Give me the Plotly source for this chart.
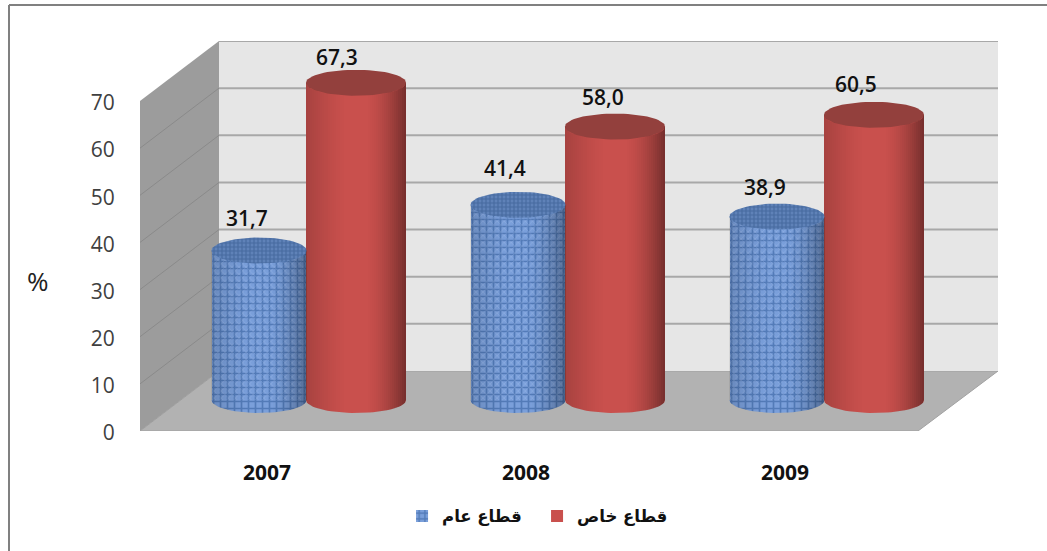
import numpy as np
import plotly.graph_objects as go

years = ["2007", "2008", "2009"]
series_names = ["قطاع عام", "قطاع خاص"]
public_sector = [31.7, 41.4, 38.9]
private_sector = [67.3, 58.0, 60.5]
public_labels = ["31,7", "41,4", "38,9"]
private_labels = ["67,3", "58,0", "60,5"]
y_ticks = [0, 10, 20, 30, 40, 50, 60, 70]

# label nudges in px
public_dx, public_dy = [-12, -13, -12], [-33, -37, -30]
private_dx, private_dy = [-19, -12, -18], [-26, -30, -31]

W, H = 1047, 551
L, R, T, B = 140, 998, 41, 431
PX_PER_UNIT = 330 / 70
PX_PER_CAT = 259
X0 = 267
def xd(px): return (px - X0) / PX_PER_CAT
def yd(px): return (B - px) / PX_PER_UNIT
def xp(px): return (px - L) / (R - L)
def yp(px): return (B - px) / (B - T)

depth_x = 79 / PX_PER_CAT
depth_y = 60 / PX_PER_UNIT
front_x0, front_x1 = xd(L), xd(918)
base = yd(400)
cap = 13 / PX_PER_UNIT
blue_off, blue_w = -8 / PX_PER_CAT, 95 / PX_PER_CAT
red_off, red_w = 89 / PX_PER_CAT, 100 / PX_PER_CAT
x_idx = np.arange(len(years))


def path(xs, ys):
    return "M" + " L".join(f"{a:.5f},{b:.5f}" for a, b in zip(xs, ys)) + " Z"


shapes = []
LINE0 = dict(width=0)
# floor, left wall, back wall
shapes.append(dict(type="path", layer="below", fillcolor="#b2b2b2", line=dict(color="#a0a0a0", width=1),
                   path=path([front_x0, front_x0 + depth_x, xd(R), front_x1], [0, depth_y, depth_y, 0])))
shapes.append(dict(type="path", layer="below", fillcolor="#9c9c9c", line=LINE0,
                   path=path([front_x0, front_x0 + depth_x, front_x0 + depth_x, front_x0],
                             [0, depth_y, 70 + depth_y, 70])))
shapes.append(dict(type="rect", layer="below", fillcolor="#e6e6e6", line=LINE0,
                   x0=front_x0 + depth_x, x1=xd(R), y0=depth_y, y1=70 + depth_y))
for v in y_ticks:
    if v > 0:
        shapes.append(dict(type="line", layer="below", line=dict(color="#a8a8a8", width=2),
                           x0=front_x0 + depth_x, x1=xd(R), y0=v + depth_y, y1=v + depth_y))
        if v < 70:
            shapes.append(dict(type="line", layer="below", line=dict(color="#8a8a8a", width=1),
                               x0=front_x0, x1=front_x0 + depth_x, y0=v, y1=v + depth_y))
# frame
shapes.append(dict(type="line", xref="paper", yref="paper", line=dict(color="#808080", width=2),
                   x0=xp(9), x1=xp(9), y0=yp(5), y1=yp(H)))
shapes.append(dict(type="line", xref="paper", yref="paper", line=dict(color="#808080", width=2),
                   x0=xp(9), x1=xp(W), y0=yp(5), y1=yp(5)))


def shade(t):
    # t in -1..1 across the cylinder: darkness towards both edges
    if t < -0.2:
        return 0.17 * ((-0.2 - t) / 0.8) ** 1.3
    if t > 0.2:
        return 0.42 * ((t - 0.2) / 0.8) ** 1.6
    return 0.0


def add_strips(cx, w, v, strength):
    n = int(round(w * PX_PER_CAT / 2))
    edges = np.linspace(-1, 1, n + 1)
    for a, b in zip(edges[:-1], edges[1:]):
        al = shade((a + b) / 2) * strength
        if al < 0.004:
            continue
        ts = np.linspace(a, b, 3)
        low = -cap * np.sqrt(np.clip(1 - ts ** 2, 0, 1))
        xs = cx + ts * w / 2
        px = list(xs) + list(xs[::-1])
        py = list(base + low) + list((base + v + low)[::-1])
        shapes.append(dict(type="path", layer="above", fillcolor=f"rgba(0,0,0,{al:.3f})",
                           line=LINE0, path=path(px, py)))


fig = go.Figure()
blue_pat = dict(shape="+", size=7, solidity=0.42, fgcolor="#2c5796", bgcolor="#7a9fda")
weave_pat = dict(shape="x", size=5, solidity=0.18, fgcolor="rgba(195,215,250,0.75)", bgcolor="rgba(0,0,0,0)")
blue_top = dict(shape="+", size=4, solidity=0.5, fgcolor="#2f5288", bgcolor="#5f82b8")

fig.add_trace(go.Bar(name=series_names[0], x=x_idx + blue_off, y=public_sector, base=base, width=blue_w,
                     marker=dict(color="#7a9fda", pattern=blue_pat, line=dict(width=0))))
fig.add_trace(go.Bar(x=x_idx + blue_off, y=public_sector, base=base, width=blue_w, showlegend=False,
                     hoverinfo="skip", marker=dict(color="rgba(0,0,0,0)", pattern=weave_pat, line=dict(width=0))))
fig.add_trace(go.Bar(name=series_names[1], x=x_idx + red_off, y=private_sector, base=base, width=red_w,
                     marker=dict(color="#c9504d", line=dict(width=0))))

th = np.linspace(0, 2 * np.pi, 73)
low = np.linspace(0, np.pi, 37)
for i in x_idx:
    bc, bv = i + blue_off, public_sector[i]
    rc, rv = i + red_off, private_sector[i]
    # bottom half caps
    fig.add_trace(go.Scatter(x=bc + blue_w / 2 * np.cos(low), y=base - cap * np.sin(low), mode="lines",
                             fill="toself", fillcolor="#7a9fda", fillpattern=blue_pat, line=dict(width=0),
                             showlegend=False, hoverinfo="skip"))
    fig.add_trace(go.Scatter(x=rc + red_w / 2 * np.cos(low), y=base - cap * np.sin(low), mode="lines",
                             fill="toself", fillcolor="#c9504d", line=dict(width=0),
                             showlegend=False, hoverinfo="skip"))
    # top caps
    fig.add_trace(go.Scatter(x=bc + blue_w / 2 * np.cos(th), y=base + bv + cap * np.sin(th), mode="lines",
                             fill="toself", fillcolor="#5f82b8", fillpattern=blue_top, line=dict(width=0),
                             showlegend=False, hoverinfo="skip"))
    fig.add_trace(go.Scatter(x=rc + red_w / 2 * np.cos(th), y=base + rv + cap * np.sin(th), mode="lines",
                             fill="toself", fillcolor="#93403d", line=dict(width=0),
                             showlegend=False, hoverinfo="skip"))
    add_strips(bc, blue_w, bv, 0.8)
    add_strips(rc, red_w, rv, 1.0)

annotations = []
label_font = dict(family="Open Sans", size=21, color="#111111", weight=600)
for i in x_idx:
    annotations.append(dict(x=i + blue_off, y=base + public_sector[i], text=public_labels[i], showarrow=False,
                            xshift=public_dx[i], yshift=-public_dy[i], font=label_font))
    annotations.append(dict(x=i + red_off, y=base + private_sector[i], text=private_labels[i], showarrow=False,
                            xshift=private_dx[i], yshift=-private_dy[i], font=label_font))
annotations.append(dict(xref="paper", yref="paper", x=xp(38), y=yp(281), text="%", showarrow=False,
                        xanchor="center", yanchor="middle",
                        font=dict(family="Open Sans", size=26, color="#222222")))

fig.update_layout(
    width=W, height=H, margin=dict(l=L, r=W - R, t=T, b=H - B, autoexpand=False),
    paper_bgcolor="white", plot_bgcolor="rgba(0,0,0,0)", barmode="overlay", bargap=0,
    shapes=shapes, annotations=annotations,
    xaxis=dict(range=[xd(L), xd(R)], tickmode="array", tickvals=list(x_idx), ticktext=years,
               showgrid=False, zeroline=False, showline=False, ticks="outside", ticklen=23,
               tickcolor="rgba(0,0,0,0)", tickfont=dict(family="Open Sans", size=21, color="#111111", weight=700)),
    yaxis=dict(range=[0, yd(T)], tickmode="array", tickvals=y_ticks, showgrid=False, zeroline=False,
               showline=False, ticks="outside", ticklen=20, tickcolor="rgba(0,0,0,0)", ticklabelshift=2,
               tickfont=dict(family="Open Sans", size=21, color="#404040")),
    legend=dict(orientation="h", xref="container", yref="container", x=0.384, y=0.063, xanchor="left",
                yanchor="middle", font=dict(family="DejaVu Sans", size=16.5, color="#111111", weight=700),
                entrywidth=90, entrywidthmode="pixels", tracegroupgap=0, bgcolor="rgba(0,0,0,0)"),
    showlegend=True,
)

fig.write_html("out.html", config=dict(displayModeBar=False),
               post_script="document.body.style.margin='0';document.body.style.overflow='hidden';")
§ §
Restate the material word for word from its first line through the line containing "import plotly.graph_objects as go", both included; the pictures do not belong in it.

Give me the Plotly source for this chart.
import numpy as np
import plotly.graph_objects as go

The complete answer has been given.